<<<<
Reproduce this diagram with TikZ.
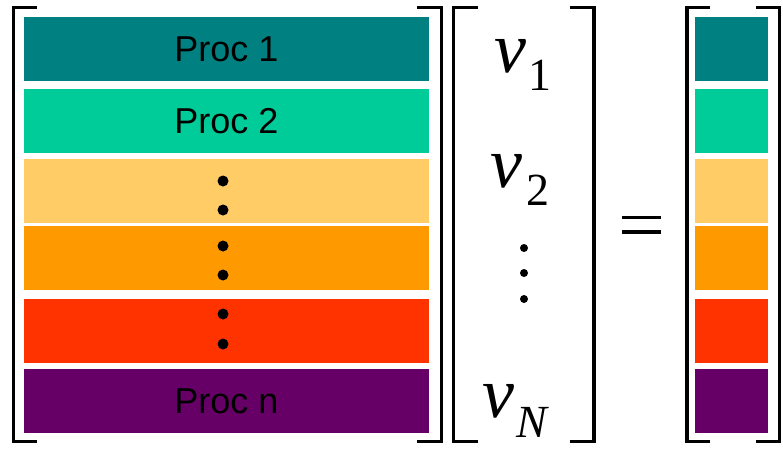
\documentclass[tikz,border=0pt]{standalone}
\usepackage{fontspec}
\setmainfont{Liberation Serif}
\setsansfont{Liberation Sans}
\begin{document}
\begin{tikzpicture}[x=1pt,y=-1pt,
  bar/.style={draw=none,inner sep=0pt,minimum width=405pt,minimum height=64pt,font=\sffamily\fontsize{36}{40}\selectfont},
  sbar/.style={draw=none,inner sep=0pt,minimum width=73pt,minimum height=64pt},
  brk/.style={line width=3.5pt,line cap=butt,line join=miter},
  dotm/.style={circle,fill=black,inner sep=0pt,minimum size=11pt},
  dotv/.style={circle,fill=black,inner sep=0pt,minimum size=8pt},
  vv/.style={inner sep=0pt,anchor=base west,font=\fontsize{72}{80}\selectfont\itshape},
  ss/.style={inner sep=0pt,anchor=base west,font=\fontsize{46}{50}\selectfont},
]
\definecolor{cA}{HTML}{008080}
\definecolor{cB}{HTML}{00CC99}
\definecolor{cC}{HTML}{FFCC66}
\definecolor{cD}{HTML}{FF9900}
\definecolor{cE}{HTML}{FF3300}
\definecolor{cF}{HTML}{660066}
\useasboundingbox (0,0) rectangle (783,450);
% left matrix bars
\node[bar,fill=cA] (b1) at (226.5,49) {Proc 1};
\node[bar,fill=cB] (b2) at (226.5,121) {Proc 2};
\node[bar,fill=cC] (b3) at (226.5,190.5) {};
\node[bar,fill=cD] (b4) at (226.5,258) {};
\node[bar,fill=cE] (b5) at (226.5,331) {};
\node[bar,fill=cF] (b6) at (226.5,401) {Proc n};
% dots
\node[dotm] (d1) at (223,181) {};
\node[dotm] (d2) at (223,210) {};
\node[dotm] (d3) at (223,246) {};
\node[dotm] (d4) at (223,275) {};
\node[dotm] (d5) at (223,314) {};
\node[dotm] (d6) at (223,344) {};
% brackets left matrix
\draw[brk] (37,7.5) -- (13.5,7.5) -- (13.5,441.5) -- (37,441.5);
\draw[brk] (417,7.5) -- (441.5,7.5) -- (441.5,441.5) -- (417,441.5);
% vector v
\draw[brk] (478,7.5) -- (453.5,7.5) -- (453.5,441.5) -- (478,441.5);
\draw[brk] (570,7.5) -- (594,7.5) -- (594,441.5) -- (570,441.5);
\node[vv] (v1) at (494,72) {v};
\node[ss] (s1) at (528,90) {1};
\node[vv] (v2) at (490,187) {v};
\node[ss] (s2) at (526,205) {2};
\node[vv] (vN) at (482,417) {v};
\node[ss,font=\fontsize{46}{50}\selectfont\itshape] (sN) at (516,437) {N};
\node[dotv] (e1) at (524,248) {};
\node[dotv] (e2) at (524,273) {};
\node[dotv] (e3) at (524,299) {};
% equals
\coordinate (q1) at (622,217.5);
\coordinate (q2) at (661,217.5);
\coordinate (q3) at (622,232);
\coordinate (q4) at (661,232);
\draw[line width=3.5pt] (q1) -- (q2);
\draw[line width=3.5pt] (q3) -- (q4);
% result vector
\draw[brk] (710,7.5) -- (687,7.5) -- (687,441.5) -- (710,441.5);
\draw[brk] (756,7.5) -- (779.5,7.5) -- (779.5,441.5) -- (756,441.5);
\node[sbar,fill=cA] (r1) at (731.5,49) {};
\node[sbar,fill=cB] (r2) at (731.5,121) {};
\node[sbar,fill=cC] (r3) at (731.5,190.5) {};
\node[sbar,fill=cD] (r4) at (731.5,258) {};
\node[sbar,fill=cE] (r5) at (731.5,331) {};
\node[sbar,fill=cF] (r6) at (731.5,401) {};
\end{tikzpicture}
\end{document}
>>>>
▶ [Written request]:
Reproduce the material in its entirety and word for word, without the pictures.

▶ [Solution]:
Reproduce this diagram with TikZ.
\documentclass[tikz,border=0pt]{standalone}
\usepackage{fontspec}
\setmainfont{Liberation Serif}
\setsansfont{Liberation Sans}
\begin{document}
\begin{tikzpicture}[x=1pt,y=-1pt,
  bar/.style={draw=none,inner sep=0pt,minimum width=405pt,minimum height=64pt,font=\sffamily\fontsize{36}{40}\selectfont},
  sbar/.style={draw=none,inner sep=0pt,minimum width=73pt,minimum height=64pt},
  brk/.style={line width=3.5pt,line cap=butt,line join=miter},
  dotm/.style={circle,fill=black,inner sep=0pt,minimum size=11pt},
  dotv/.style={circle,fill=black,inner sep=0pt,minimum size=8pt},
  vv/.style={inner sep=0pt,anchor=base west,font=\fontsize{72}{80}\selectfont\itshape},
  ss/.style={inner sep=0pt,anchor=base west,font=\fontsize{46}{50}\selectfont},
]
\definecolor{cA}{HTML}{008080}
\definecolor{cB}{HTML}{00CC99}
\definecolor{cC}{HTML}{FFCC66}
\definecolor{cD}{HTML}{FF9900}
\definecolor{cE}{HTML}{FF3300}
\definecolor{cF}{HTML}{660066}
\useasboundingbox (0,0) rectangle (783,450);
% left matrix bars
\node[bar,fill=cA] (b1) at (226.5,49) {Proc 1};
\node[bar,fill=cB] (b2) at (226.5,121) {Proc 2};
\node[bar,fill=cC] (b3) at (226.5,190.5) {};
\node[bar,fill=cD] (b4) at (226.5,258) {};
\node[bar,fill=cE] (b5) at (226.5,331) {};
\node[bar,fill=cF] (b6) at (226.5,401) {Proc n};
% dots
\node[dotm] (d1) at (223,181) {};
\node[dotm] (d2) at (223,210) {};
\node[dotm] (d3) at (223,246) {};
\node[dotm] (d4) at (223,275) {};
\node[dotm] (d5) at (223,314) {};
\node[dotm] (d6) at (223,344) {};
% brackets left matrix
\draw[brk] (37,7.5) -- (13.5,7.5) -- (13.5,441.5) -- (37,441.5);
\draw[brk] (417,7.5) -- (441.5,7.5) -- (441.5,441.5) -- (417,441.5);
% vector v
\draw[brk] (478,7.5) -- (453.5,7.5) -- (453.5,441.5) -- (478,441.5);
\draw[brk] (570,7.5) -- (594,7.5) -- (594,441.5) -- (570,441.5);
\node[vv] (v1) at (494,72) {v};
\node[ss] (s1) at (528,90) {1};
\node[vv] (v2) at (490,187) {v};
\node[ss] (s2) at (526,205) {2};
\node[vv] (vN) at (482,417) {v};
\node[ss,font=\fontsize{46}{50}\selectfont\itshape] (sN) at (516,437) {N};
\node[dotv] (e1) at (524,248) {};
\node[dotv] (e2) at (524,273) {};
\node[dotv] (e3) at (524,299) {};
% equals
\coordinate (q1) at (622,217.5);
\coordinate (q2) at (661,217.5);
\coordinate (q3) at (622,232);
\coordinate (q4) at (661,232);
\draw[line width=3.5pt] (q1) -- (q2);
\draw[line width=3.5pt] (q3) -- (q4);
% result vector
\draw[brk] (710,7.5) -- (687,7.5) -- (687,441.5) -- (710,441.5);
\draw[brk] (756,7.5) -- (779.5,7.5) -- (779.5,441.5) -- (756,441.5);
\node[sbar,fill=cA] (r1) at (731.5,49) {};
\node[sbar,fill=cB] (r2) at (731.5,121) {};
\node[sbar,fill=cC] (r3) at (731.5,190.5) {};
\node[sbar,fill=cD] (r4) at (731.5,258) {};
\node[sbar,fill=cE] (r5) at (731.5,331) {};
\node[sbar,fill=cF] (r6) at (731.5,401) {};
\end{tikzpicture}
\end{document}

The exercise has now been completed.